The candidate has called himself a supporter and friend of Israel though “not a completely uncritical supporter.”

Khan, MP for the south London constituency of Tooting, is the former Communities and Faiths Minister in Gordon Brown’s government.

A savvy politician, he has been assiduously wooing the Jewish community since putting himself forward for the mayoral race. He has made it clear to UK Jewish media that he is not Ken Livingstone Mark Two, and, indeed, told the Jewish Chronicle: “I want to reassure you I’m not like the last guy, I’m not going to be like previous Labour politicians. For me it’s a source of sorrow that people who historically voted Labour are now not voting Labour.”

The British Labour Party's candidate for mayor of London, Sadiq Khan. (public domain via wikipedia)
The British Labour Party’s candidate for mayor of London, Sadiq Khan. (public domain via wikipedia)

In an interview last month, Khan said: “I recognize that at the last mayoral election and at the general election, there were many Jews who felt they simply couldn’t vote Labour. Being a Jewish Londoner in 2015 is a challenge. I didn’t fully understand the scale of anti-Semitism, and it is an outrage that schools and places of worship should have to have the level of security which they do in order to protect the community from anti-Semitism.”

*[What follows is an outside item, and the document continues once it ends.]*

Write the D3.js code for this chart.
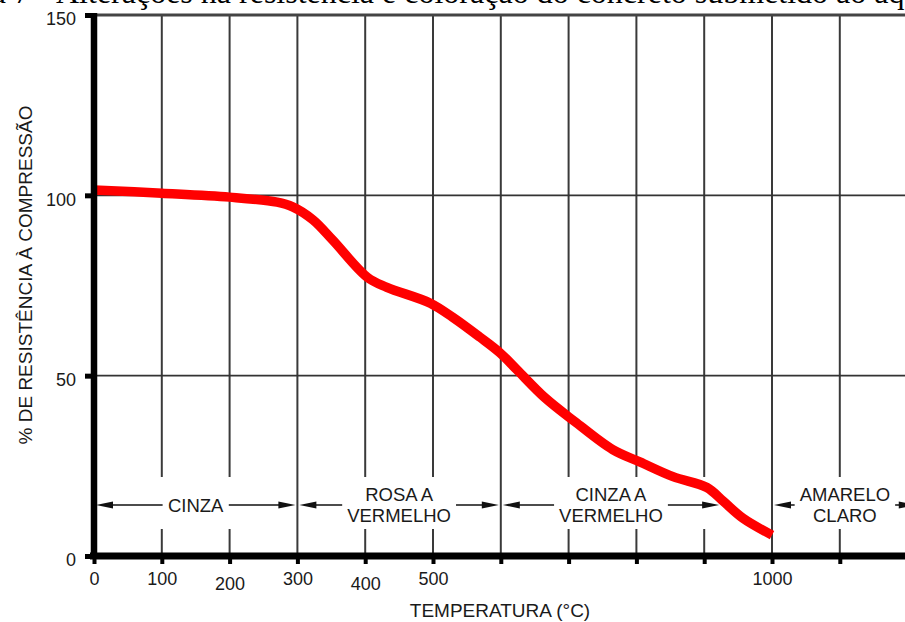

Khan told the Mail on Sunday that the Labour Party – and by extension him and his bid to become mayor – had to move away from its “unacceptable anti-Jewish” image. He has been at pains to tell potential Jewish voters that he wants to be a mayor for all Londoners, and insists that if he becomes mayor he will not “use it as a pulpit to pronounce on foreign affairs.” He does not believe that foreign policy should be an issue for the post.